## BEGIN

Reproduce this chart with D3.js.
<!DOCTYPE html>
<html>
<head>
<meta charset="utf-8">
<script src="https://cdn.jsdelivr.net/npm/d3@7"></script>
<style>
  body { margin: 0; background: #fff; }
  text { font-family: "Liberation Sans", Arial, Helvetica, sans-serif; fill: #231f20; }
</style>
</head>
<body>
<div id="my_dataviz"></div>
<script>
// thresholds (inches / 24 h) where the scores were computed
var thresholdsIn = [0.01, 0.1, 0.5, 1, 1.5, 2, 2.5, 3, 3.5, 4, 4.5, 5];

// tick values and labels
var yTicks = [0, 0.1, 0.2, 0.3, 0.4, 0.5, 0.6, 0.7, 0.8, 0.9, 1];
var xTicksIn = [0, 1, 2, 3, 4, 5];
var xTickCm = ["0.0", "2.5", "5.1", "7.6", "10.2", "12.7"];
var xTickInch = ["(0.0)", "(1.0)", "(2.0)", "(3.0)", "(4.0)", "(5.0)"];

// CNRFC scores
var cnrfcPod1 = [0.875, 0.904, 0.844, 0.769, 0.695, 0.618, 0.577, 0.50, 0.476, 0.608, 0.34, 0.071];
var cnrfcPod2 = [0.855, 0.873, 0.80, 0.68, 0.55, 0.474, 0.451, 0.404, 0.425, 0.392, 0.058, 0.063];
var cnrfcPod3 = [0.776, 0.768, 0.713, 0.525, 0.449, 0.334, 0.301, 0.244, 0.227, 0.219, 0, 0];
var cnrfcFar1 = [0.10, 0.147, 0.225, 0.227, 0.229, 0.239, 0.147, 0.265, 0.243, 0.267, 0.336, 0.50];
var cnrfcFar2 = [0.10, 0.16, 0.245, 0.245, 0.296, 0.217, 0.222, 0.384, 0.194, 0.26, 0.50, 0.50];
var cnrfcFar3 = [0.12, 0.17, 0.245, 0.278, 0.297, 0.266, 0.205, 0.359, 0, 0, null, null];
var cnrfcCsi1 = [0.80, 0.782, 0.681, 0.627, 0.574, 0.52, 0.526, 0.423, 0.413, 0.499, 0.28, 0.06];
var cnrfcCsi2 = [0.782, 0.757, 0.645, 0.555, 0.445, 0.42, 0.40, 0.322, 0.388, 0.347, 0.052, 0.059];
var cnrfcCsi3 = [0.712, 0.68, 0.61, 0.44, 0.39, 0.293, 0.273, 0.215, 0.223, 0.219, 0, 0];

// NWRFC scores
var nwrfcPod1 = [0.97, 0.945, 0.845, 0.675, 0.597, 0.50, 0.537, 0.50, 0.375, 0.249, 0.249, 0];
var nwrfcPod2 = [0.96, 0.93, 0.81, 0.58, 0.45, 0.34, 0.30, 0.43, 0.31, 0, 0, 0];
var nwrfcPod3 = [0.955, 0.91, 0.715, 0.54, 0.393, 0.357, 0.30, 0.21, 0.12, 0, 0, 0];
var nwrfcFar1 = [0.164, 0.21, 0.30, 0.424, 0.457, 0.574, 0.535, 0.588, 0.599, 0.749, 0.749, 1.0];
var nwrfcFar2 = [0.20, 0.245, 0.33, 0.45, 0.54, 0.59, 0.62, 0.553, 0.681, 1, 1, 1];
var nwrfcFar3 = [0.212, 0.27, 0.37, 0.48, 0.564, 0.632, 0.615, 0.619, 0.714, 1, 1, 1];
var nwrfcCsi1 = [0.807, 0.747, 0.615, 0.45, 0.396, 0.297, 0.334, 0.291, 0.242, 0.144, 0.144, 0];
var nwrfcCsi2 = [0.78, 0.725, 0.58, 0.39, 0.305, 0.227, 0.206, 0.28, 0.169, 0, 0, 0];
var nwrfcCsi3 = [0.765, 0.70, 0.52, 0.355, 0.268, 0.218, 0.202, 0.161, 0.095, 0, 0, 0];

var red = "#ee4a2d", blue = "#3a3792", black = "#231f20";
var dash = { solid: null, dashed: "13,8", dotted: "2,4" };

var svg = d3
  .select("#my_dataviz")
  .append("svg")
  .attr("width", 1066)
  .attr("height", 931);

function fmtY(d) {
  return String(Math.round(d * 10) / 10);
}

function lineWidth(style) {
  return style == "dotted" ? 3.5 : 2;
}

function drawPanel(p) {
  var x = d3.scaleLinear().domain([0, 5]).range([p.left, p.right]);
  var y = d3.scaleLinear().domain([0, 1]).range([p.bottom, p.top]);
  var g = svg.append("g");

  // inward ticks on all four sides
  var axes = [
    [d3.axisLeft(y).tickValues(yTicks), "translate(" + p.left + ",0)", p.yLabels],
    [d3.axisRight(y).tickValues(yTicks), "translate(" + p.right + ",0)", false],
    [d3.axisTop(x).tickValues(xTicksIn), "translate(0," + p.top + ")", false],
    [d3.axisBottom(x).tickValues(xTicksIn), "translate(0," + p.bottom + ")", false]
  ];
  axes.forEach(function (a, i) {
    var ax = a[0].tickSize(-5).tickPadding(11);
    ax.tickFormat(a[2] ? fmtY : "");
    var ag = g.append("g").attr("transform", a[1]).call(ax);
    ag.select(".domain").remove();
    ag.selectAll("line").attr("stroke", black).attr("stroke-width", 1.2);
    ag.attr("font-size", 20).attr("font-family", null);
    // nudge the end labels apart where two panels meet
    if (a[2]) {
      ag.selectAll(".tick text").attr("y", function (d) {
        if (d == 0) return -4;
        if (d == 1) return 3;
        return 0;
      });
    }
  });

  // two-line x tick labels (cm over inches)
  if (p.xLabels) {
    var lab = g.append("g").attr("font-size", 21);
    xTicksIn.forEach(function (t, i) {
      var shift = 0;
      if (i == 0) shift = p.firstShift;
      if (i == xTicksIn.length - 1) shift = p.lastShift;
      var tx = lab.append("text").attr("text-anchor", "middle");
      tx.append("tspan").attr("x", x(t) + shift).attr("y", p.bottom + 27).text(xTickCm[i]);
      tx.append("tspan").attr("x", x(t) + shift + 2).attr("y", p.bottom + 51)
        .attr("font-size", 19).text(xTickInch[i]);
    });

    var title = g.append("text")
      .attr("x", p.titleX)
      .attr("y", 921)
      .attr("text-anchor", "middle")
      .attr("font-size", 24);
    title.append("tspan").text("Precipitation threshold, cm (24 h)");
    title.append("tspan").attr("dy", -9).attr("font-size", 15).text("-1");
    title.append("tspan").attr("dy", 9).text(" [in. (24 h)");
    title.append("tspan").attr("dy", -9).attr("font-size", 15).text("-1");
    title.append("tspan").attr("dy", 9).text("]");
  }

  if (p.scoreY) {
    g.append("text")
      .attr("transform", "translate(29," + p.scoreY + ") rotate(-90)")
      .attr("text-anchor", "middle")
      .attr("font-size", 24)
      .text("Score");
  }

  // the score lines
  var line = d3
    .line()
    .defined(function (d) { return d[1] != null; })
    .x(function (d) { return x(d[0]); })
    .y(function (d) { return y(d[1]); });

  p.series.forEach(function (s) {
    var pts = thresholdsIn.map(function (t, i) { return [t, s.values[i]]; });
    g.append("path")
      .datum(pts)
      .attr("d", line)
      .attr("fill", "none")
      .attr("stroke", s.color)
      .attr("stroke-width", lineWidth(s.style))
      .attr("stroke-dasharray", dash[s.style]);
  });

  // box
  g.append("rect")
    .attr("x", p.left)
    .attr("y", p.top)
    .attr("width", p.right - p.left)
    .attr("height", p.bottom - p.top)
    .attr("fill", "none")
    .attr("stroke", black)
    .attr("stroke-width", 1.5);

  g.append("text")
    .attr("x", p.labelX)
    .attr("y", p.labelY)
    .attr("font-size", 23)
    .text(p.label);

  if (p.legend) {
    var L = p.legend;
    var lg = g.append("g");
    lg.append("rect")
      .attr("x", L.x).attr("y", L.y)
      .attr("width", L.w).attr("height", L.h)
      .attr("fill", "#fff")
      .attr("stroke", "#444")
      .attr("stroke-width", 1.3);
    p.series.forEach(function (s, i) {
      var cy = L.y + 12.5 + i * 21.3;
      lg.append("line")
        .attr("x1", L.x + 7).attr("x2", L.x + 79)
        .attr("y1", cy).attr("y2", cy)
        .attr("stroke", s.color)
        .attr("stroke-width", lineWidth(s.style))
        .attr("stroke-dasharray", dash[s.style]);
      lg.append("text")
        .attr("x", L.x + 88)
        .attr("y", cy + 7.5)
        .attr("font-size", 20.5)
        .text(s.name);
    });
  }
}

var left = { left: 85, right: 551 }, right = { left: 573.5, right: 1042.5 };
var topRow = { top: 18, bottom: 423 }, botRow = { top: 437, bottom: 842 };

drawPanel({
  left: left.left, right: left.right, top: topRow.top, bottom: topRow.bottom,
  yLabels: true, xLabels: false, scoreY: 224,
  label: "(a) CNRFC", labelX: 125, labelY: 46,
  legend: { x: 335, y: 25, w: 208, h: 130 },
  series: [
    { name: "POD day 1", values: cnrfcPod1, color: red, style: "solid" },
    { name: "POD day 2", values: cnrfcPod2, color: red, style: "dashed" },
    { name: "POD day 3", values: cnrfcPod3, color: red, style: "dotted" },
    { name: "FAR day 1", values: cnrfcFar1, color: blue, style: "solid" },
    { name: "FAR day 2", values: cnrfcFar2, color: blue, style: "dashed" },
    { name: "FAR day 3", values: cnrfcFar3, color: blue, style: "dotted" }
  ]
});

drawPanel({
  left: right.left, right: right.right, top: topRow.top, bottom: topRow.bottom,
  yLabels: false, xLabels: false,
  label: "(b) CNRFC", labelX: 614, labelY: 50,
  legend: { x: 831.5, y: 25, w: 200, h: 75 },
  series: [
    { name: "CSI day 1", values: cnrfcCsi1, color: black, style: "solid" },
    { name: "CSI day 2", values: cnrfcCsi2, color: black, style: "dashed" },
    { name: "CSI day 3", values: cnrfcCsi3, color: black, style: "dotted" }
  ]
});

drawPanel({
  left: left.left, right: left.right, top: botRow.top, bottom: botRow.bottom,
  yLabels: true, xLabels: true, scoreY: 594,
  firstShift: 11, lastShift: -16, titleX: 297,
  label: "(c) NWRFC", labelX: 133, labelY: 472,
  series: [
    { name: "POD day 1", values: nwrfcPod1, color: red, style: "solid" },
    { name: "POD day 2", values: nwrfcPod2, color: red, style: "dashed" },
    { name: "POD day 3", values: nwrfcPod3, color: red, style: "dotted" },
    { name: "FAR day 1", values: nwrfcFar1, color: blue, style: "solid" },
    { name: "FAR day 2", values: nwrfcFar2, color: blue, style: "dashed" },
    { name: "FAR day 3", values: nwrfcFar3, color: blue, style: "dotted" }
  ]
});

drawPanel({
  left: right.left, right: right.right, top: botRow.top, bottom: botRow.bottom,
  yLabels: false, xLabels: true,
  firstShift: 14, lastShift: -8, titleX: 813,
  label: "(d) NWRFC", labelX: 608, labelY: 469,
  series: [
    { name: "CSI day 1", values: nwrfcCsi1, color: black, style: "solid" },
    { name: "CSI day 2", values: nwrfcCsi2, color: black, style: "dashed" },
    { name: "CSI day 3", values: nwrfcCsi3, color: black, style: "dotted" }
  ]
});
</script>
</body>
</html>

## END

Instructions for the task
Your task is to quote the lines above, beginning with the first and ending with the one that holds "3.5, 4, 4.5, 5];".

Response to this task
Reproduce this chart with D3.js.
<!DOCTYPE html>
<html>
<head>
<meta charset="utf-8">
<script src="https://cdn.jsdelivr.net/npm/d3@7"></script>
<style>
  body { margin: 0; background: #fff; }
  text { font-family: "Liberation Sans", Arial, Helvetica, sans-serif; fill: #231f20; }
</style>
</head>
<body>
<div id="my_dataviz"></div>
<script>
// thresholds (inches / 24 h) where the scores were computed
var thresholdsIn = [0.01, 0.1, 0.5, 1, 1.5, 2, 2.5, 3, 3.5, 4, 4.5, 5];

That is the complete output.